== EXERCISE DETAILS ==
Copy nothing but the text: reproduce each line of the listing exactly and leave the pictures out.
──────
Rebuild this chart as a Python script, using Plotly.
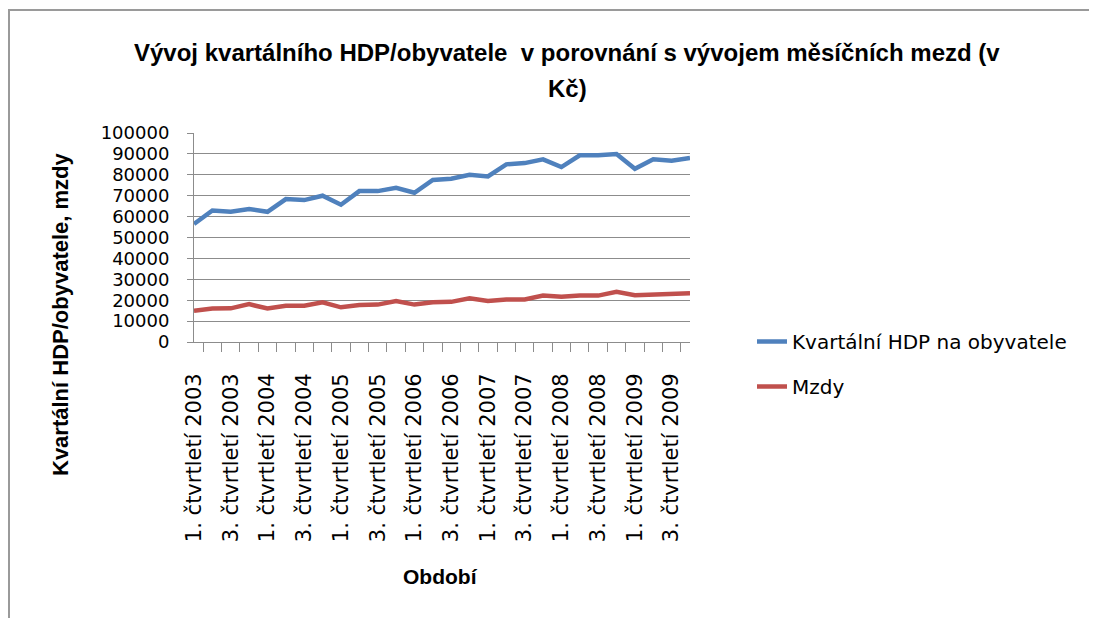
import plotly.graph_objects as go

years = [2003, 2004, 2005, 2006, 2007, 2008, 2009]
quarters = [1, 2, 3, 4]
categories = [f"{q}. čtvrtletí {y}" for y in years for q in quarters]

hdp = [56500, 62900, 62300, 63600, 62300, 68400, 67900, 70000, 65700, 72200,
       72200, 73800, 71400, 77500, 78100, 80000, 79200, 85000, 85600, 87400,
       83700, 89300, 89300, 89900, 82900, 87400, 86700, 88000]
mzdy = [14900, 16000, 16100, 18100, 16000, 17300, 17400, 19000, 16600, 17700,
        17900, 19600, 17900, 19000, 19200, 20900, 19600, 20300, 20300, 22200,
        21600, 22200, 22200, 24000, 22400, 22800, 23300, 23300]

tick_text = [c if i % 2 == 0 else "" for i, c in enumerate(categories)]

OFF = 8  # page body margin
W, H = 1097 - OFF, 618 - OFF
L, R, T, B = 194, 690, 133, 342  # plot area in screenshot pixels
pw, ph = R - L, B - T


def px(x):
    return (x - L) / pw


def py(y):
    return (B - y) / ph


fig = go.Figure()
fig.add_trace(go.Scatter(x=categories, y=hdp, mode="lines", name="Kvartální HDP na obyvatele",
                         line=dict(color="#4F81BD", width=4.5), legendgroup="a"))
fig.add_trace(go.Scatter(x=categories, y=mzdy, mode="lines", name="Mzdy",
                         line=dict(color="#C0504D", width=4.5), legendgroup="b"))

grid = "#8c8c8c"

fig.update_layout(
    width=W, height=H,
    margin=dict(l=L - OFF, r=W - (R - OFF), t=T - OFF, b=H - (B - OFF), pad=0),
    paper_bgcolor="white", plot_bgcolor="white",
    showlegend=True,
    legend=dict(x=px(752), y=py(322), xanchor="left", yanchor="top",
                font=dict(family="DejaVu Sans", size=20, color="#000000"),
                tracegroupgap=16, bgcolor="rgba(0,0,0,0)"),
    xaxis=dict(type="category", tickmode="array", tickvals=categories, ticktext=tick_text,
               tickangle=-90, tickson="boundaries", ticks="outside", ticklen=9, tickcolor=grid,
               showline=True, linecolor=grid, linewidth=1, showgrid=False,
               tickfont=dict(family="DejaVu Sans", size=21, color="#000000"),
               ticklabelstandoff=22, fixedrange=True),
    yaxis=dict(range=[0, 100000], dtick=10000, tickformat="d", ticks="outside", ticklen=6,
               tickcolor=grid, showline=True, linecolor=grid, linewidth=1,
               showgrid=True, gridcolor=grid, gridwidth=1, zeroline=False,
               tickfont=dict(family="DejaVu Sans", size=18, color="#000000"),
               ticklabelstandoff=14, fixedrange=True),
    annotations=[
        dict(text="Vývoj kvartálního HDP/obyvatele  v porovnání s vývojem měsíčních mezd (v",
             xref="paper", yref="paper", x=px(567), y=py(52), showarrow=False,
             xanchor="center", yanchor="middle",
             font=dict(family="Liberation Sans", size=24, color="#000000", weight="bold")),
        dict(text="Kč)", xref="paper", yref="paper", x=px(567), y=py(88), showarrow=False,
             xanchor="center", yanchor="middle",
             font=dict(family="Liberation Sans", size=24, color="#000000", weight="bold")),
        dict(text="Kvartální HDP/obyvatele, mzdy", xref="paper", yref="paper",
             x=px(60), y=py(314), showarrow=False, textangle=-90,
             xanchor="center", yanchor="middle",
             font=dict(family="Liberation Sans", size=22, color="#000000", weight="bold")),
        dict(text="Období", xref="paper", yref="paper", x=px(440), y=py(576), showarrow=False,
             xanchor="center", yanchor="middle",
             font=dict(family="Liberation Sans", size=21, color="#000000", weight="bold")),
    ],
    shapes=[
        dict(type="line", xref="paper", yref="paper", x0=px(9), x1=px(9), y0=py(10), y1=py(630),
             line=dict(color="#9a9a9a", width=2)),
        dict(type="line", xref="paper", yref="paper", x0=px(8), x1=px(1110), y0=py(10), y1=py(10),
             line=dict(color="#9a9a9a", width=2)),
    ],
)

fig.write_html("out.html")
──────
== RIGHT ANSWER ==
Rebuild this chart as a Python script, using Plotly.
import plotly.graph_objects as go

years = [2003, 2004, 2005, 2006, 2007, 2008, 2009]
quarters = [1, 2, 3, 4]
categories = [f"{q}. čtvrtletí {y}" for y in years for q in quarters]

hdp = [56500, 62900, 62300, 63600, 62300, 68400, 67900, 70000, 65700, 72200,
       72200, 73800, 71400, 77500, 78100, 80000, 79200, 85000, 85600, 87400,
       83700, 89300, 89300, 89900, 82900, 87400, 86700, 88000]
mzdy = [14900, 16000, 16100, 18100, 16000, 17300, 17400, 19000, 16600, 17700,
        17900, 19600, 17900, 19000, 19200, 20900, 19600, 20300, 20300, 22200,
        21600, 22200, 22200, 24000, 22400, 22800, 23300, 23300]

tick_text = [c if i % 2 == 0 else "" for i, c in enumerate(categories)]

OFF = 8  # page body margin
W, H = 1097 - OFF, 618 - OFF
L, R, T, B = 194, 690, 133, 342  # plot area in screenshot pixels
pw, ph = R - L, B - T


def px(x):
    return (x - L) / pw


def py(y):
    return (B - y) / ph


fig = go.Figure()
fig.add_trace(go.Scatter(x=categories, y=hdp, mode="lines", name="Kvartální HDP na obyvatele",
                         line=dict(color="#4F81BD", width=4.5), legendgroup="a"))
fig.add_trace(go.Scatter(x=categories, y=mzdy, mode="lines", name="Mzdy",
                         line=dict(color="#C0504D", width=4.5), legendgroup="b"))

grid = "#8c8c8c"

fig.update_layout(
    width=W, height=H,
    margin=dict(l=L - OFF, r=W - (R - OFF), t=T - OFF, b=H - (B - OFF), pad=0),
    paper_bgcolor="white", plot_bgcolor="white",
    showlegend=True,
    legend=dict(x=px(752), y=py(322), xanchor="left", yanchor="top",
                font=dict(family="DejaVu Sans", size=20, color="#000000"),
                tracegroupgap=16, bgcolor="rgba(0,0,0,0)"),
    xaxis=dict(type="category", tickmode="array", tickvals=categories, ticktext=tick_text,
               tickangle=-90, tickson="boundaries", ticks="outside", ticklen=9, tickcolor=grid,
               showline=True, linecolor=grid, linewidth=1, showgrid=False,
               tickfont=dict(family="DejaVu Sans", size=21, color="#000000"),
               ticklabelstandoff=22, fixedrange=True),
    yaxis=dict(range=[0, 100000], dtick=10000, tickformat="d", ticks="outside", ticklen=6,
               tickcolor=grid, showline=True, linecolor=grid, linewidth=1,
               showgrid=True, gridcolor=grid, gridwidth=1, zeroline=False,
               tickfont=dict(family="DejaVu Sans", size=18, color="#000000"),
               ticklabelstandoff=14, fixedrange=True),
    annotations=[
        dict(text="Vývoj kvartálního HDP/obyvatele  v porovnání s vývojem měsíčních mezd (v",
             xref="paper", yref="paper", x=px(567), y=py(52), showarrow=False,
             xanchor="center", yanchor="middle",
             font=dict(family="Liberation Sans", size=24, color="#000000", weight="bold")),
        dict(text="Kč)", xref="paper", yref="paper", x=px(567), y=py(88), showarrow=False,
             xanchor="center", yanchor="middle",
             font=dict(family="Liberation Sans", size=24, color="#000000", weight="bold")),
        dict(text="Kvartální HDP/obyvatele, mzdy", xref="paper", yref="paper",
             x=px(60), y=py(314), showarrow=False, textangle=-90,
             xanchor="center", yanchor="middle",
             font=dict(family="Liberation Sans", size=22, color="#000000", weight="bold")),
        dict(text="Období", xref="paper", yref="paper", x=px(440), y=py(576), showarrow=False,
             xanchor="center", yanchor="middle",
             font=dict(family="Liberation Sans", size=21, color="#000000", weight="bold")),
    ],
    shapes=[
        dict(type="line", xref="paper", yref="paper", x0=px(9), x1=px(9), y0=py(10), y1=py(630),
             line=dict(color="#9a9a9a", width=2)),
        dict(type="line", xref="paper", yref="paper", x0=px(8), x1=px(1110), y0=py(10), y1=py(10),
             line=dict(color="#9a9a9a", width=2)),
    ],
)

fig.write_html("out.html")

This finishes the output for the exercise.